Historique de cette rue : https://la-butte-bompard.fr/2024/09/14/rampe-saint-maurice/
de Saint-Victor à la Belle-de-mai

En 1861, les bâtiments de la rue St Maurice sont abandonnés, l’État ayant acquis un terrain à la Belle-de-Mai.; en 1868 les ateliers de la rue Sainte sont aussi transférés dans les nouveaux locaux.
le traitement du tabac
Dans le Larousse Universel 1934, une planche montre toutes les étapes du traitement du tabac dans une manufacture :

la culture du tabac
Le tabac est importé depuis le « Nouveau Monde » jusqu’en 1637 ; Richelieu, ministre de Louis XIII, décide alors la création de sa plantation en France (Lot et Garonne, Lorraine et Normandie).
La culture du tabac est interdite dans toute la France au XVIIe siècle. La liberté de cultiver du tabac est instaurée en 1791. Le tabac envahit le monde. Colbert, ministre sous Louis XIV, instaure le monopole de l’état sur la vente du tabac et sur sa fabrication.
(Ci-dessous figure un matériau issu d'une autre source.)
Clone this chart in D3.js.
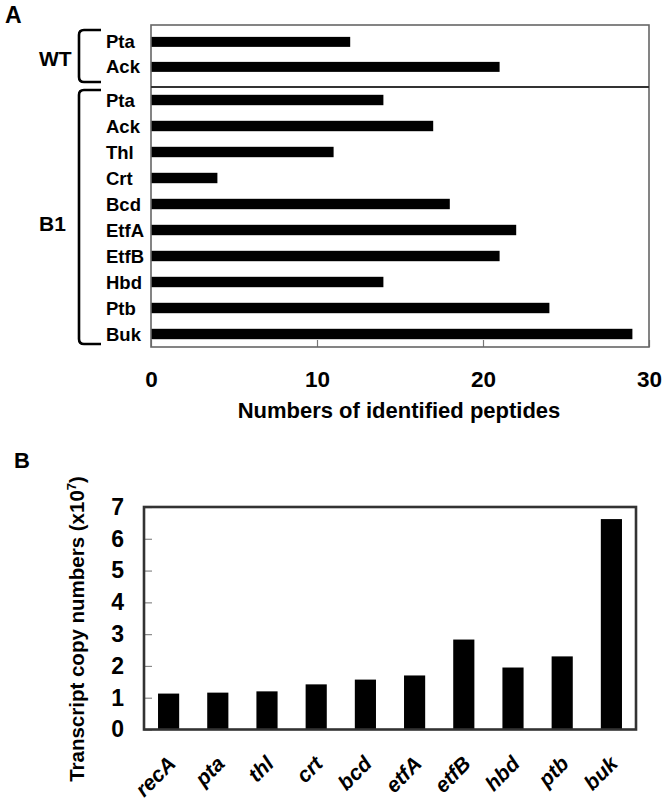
<!DOCTYPE html>
<html><head><meta charset="utf-8">
<script src="https://cdn.jsdelivr.net/npm/d3@7"></script>
<style>
html,body{margin:0;padding:0;background:#fff;}
body{position:relative;width:666px;height:809px;overflow:hidden;}
svg{display:block;font-family:"Liberation Sans",Arial,sans-serif;font-weight:bold;}
.glab{position:absolute;white-space:nowrap;line-height:1;font:italic bold 21px "Liberation Sans",Arial,sans-serif;color:#000;transform-origin:0 0;}
</style></head>
<body><svg id="c" width="666" height="809"></svg>
<script>
// ---- Panel A data ----
const wtCats = ["Pta", "Ack"];
const wtVals = [12, 21];
const b1Cats = ["Pta", "Ack", "Thl", "Crt", "Bcd", "EtfA", "EtfB", "Hbd", "Ptb", "Buk"];
const b1Vals = [14, 17, 11, 4, 18, 22, 21, 14, 24, 29];
const xTicksA = [0, 10, 20, 30];
const xTitleA = "Numbers of identified peptides";
// ---- Panel B data ----
const genes = ["recA", "pta", "thl", "crt", "bcd", "etfA", "etfB", "hbd", "ptb", "buk"];
const copies = [1.13, 1.16, 1.2, 1.42, 1.57, 1.7, 2.83, 1.95, 2.3, 6.62];
const yTicksB = [0, 1, 2, 3, 4, 5, 6, 7];

const FONT = "Liberation Sans, Arial, sans-serif";
const svg = d3.select("#c");

// ================= Panel A =================
const aL = 151, aR = 649, aT = 25, aMid = 87, aB = 347;
const xA = d3.scaleLinear().domain([0, 30]).range([aL, aR]);
const yWT = d3.scaleBand().domain(wtCats.map((d, i) => i)).range([aT, aMid])
  .paddingInner(0.6).paddingOuter(0.54).align(0.44);
const yB1 = d3.scaleBand().domain(b1Cats.map((d, i) => i)).range([aMid, aB])
  .paddingInner(0.6).paddingOuter(0.3);

svg.append("text").attr("x", 5).attr("y", 23).attr("font-size", 23).text("A");

svg.append("g").selectAll("rect").data(wtVals).join("rect")
  .attr("x", xA(0)).attr("y", (d, i) => yWT(i))
  .attr("width", d => xA(d) - xA(0)).attr("height", yWT.bandwidth()).attr("fill", "#000");
svg.append("g").selectAll("rect").data(b1Vals).join("rect")
  .attr("x", xA(0)).attr("y", (d, i) => yB1(i))
  .attr("width", d => xA(d) - xA(0)).attr("height", yB1.bandwidth()).attr("fill", "#000");

const axA = svg.append("g").attr("transform", `translate(0,${aB})`)
  .call(d3.axisBottom(xA).tickValues(xTicksA).tickFormat(d3.format("d")).tickSize(-7).tickPadding(24));
axA.select(".domain").remove();
axA.selectAll(".tick line").attr("stroke", "#777").attr("stroke-width", 1.2);
axA.selectAll(".tick text").attr("font-size", 22.5).attr("font-family", FONT)
  .attr("font-weight", "bold").attr("fill", "#000");

svg.append("rect").attr("x", aL).attr("y", aT).attr("width", aR - aL).attr("height", aB - aT)
  .attr("fill", "none").attr("stroke", "#666").attr("stroke-width", 1.6);
svg.append("line").attr("x1", aL).attr("x2", aR).attr("y1", aMid).attr("y2", aMid)
  .attr("stroke", "#333").attr("stroke-width", 1.8);

svg.append("g").selectAll("text").data(wtCats).join("text")
  .attr("x", 106).attr("y", (d, i) => yWT(i) + yWT.bandwidth() / 2 + 6.5)
  .attr("font-size", 18.5).text(d => d);
svg.append("g").selectAll("text").data(b1Cats).join("text")
  .attr("x", 106).attr("y", (d, i) => yB1(i) + yB1.bandwidth() / 2 + 6.5)
  .attr("font-size", 18.5).text(d => d);

function bracket(y0, y1) {
  const x0 = 79, x1 = 101, r = 5;
  return `M${x1},${y0} L${x0 + r},${y0} Q${x0},${y0} ${x0},${y0 + r} L${x0},${y1 - r} Q${x0},${y1} ${x0 + r},${y1} L${x1},${y1}`;
}
svg.append("path").attr("d", bracket(30, 82)).attr("fill", "none").attr("stroke", "#000").attr("stroke-width", 2.6);
svg.append("path").attr("d", bracket(90, 344)).attr("fill", "none").attr("stroke", "#000").attr("stroke-width", 2.6);
svg.append("text").attr("x", 39).attr("y", 66).attr("font-size", 21).text("WT");
svg.append("text").attr("x", 39).attr("y", 231).attr("font-size", 21).text("B1");

svg.append("text").attr("x", 399).attr("y", 418).attr("text-anchor", "middle")
  .attr("font-size", 22).text(xTitleA);

// ================= Panel B =================
const bL = 144, bR = 636, bT = 507, bB = 729.5;
const xB = d3.scaleBand().domain(genes).range([bL, bR]).paddingInner(0.57).paddingOuter(0.285);
const yB = d3.scaleLinear().domain([0, 7]).range([bB, bT]);

svg.append("text").attr("x", 14).attr("y", 468).attr("font-size", 22).text("B");

svg.append("g").selectAll("rect").data(copies).join("rect")
  .attr("x", (d, i) => xB(genes[i])).attr("y", d => yB(d))
  .attr("width", xB.bandwidth()).attr("height", d => yB(0) - yB(d)).attr("fill", "#000");

const ayB = svg.append("g").attr("transform", `translate(${bL},0)`)
  .call(d3.axisLeft(yB).tickValues(yTicksB).tickFormat(d3.format("d")).tickSize(-8).tickPadding(20));
ayB.select(".domain").remove();
ayB.selectAll(".tick line").attr("stroke", "#888").attr("stroke-width", 1.2);
ayB.selectAll(".tick text").attr("font-size", 23).attr("font-family", FONT)
  .attr("font-weight", "bold").attr("fill", "#000");

svg.append("rect").attr("x", bL).attr("y", bT).attr("width", bR - bL).attr("height", bB - bT)
  .attr("fill", "none").attr("stroke", "#333").attr("stroke-width", 2.6);

// gene labels: HTML overlays rotated 45°, right end anchored under each bar
d3.select("body").selectAll("div.glab").data(genes).join("div")
  .attr("class", "glab")
  .style("left", d => (xB(d) + xB.bandwidth() / 2 + 9) + "px")
  .style("top", "766px")
  .style("transform", "rotate(-45deg) translate(-100%, -85%)")
  .text(d => d);

const yt = svg.append("text").attr("transform", `translate(84,629) rotate(-90)`)
  .attr("text-anchor", "middle").attr("font-size", 20.5);
yt.append("tspan").text("Transcript copy numbers (x10");
yt.append("tspan").attr("dy", -8).attr("font-size", 13).text("7");
yt.append("tspan").attr("dy", 8).text(")");
</script></body></html>
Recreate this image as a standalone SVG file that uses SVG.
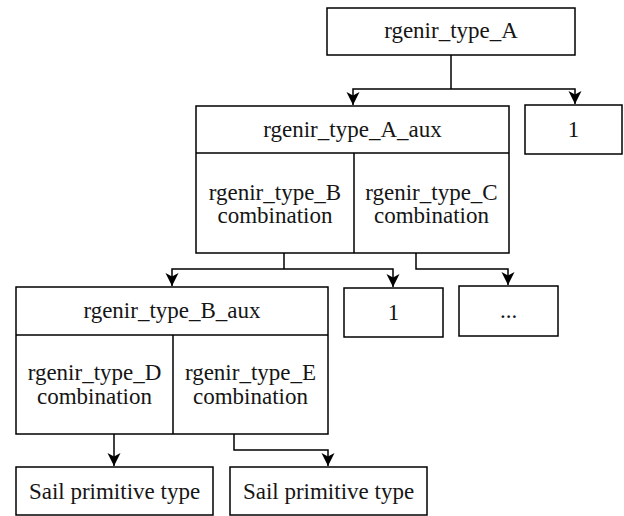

Le monopole de l’État sur le tabac est supprimé lors de la révolution de 1789 et rétabli en 1811 par Napoléon 1er.
En 1934, la culture du tabac est autorisée dans 25 départements sous la surveillance de l’administration des contributions indirectes, qui fournit la graine aux cultivateurs, en choisissant elle-même les variétés et déterminant le nombre de pieds à l’hectare (10000 à 40000) et le nombre de feuilles à laisser sur chaque pied (8 à 15).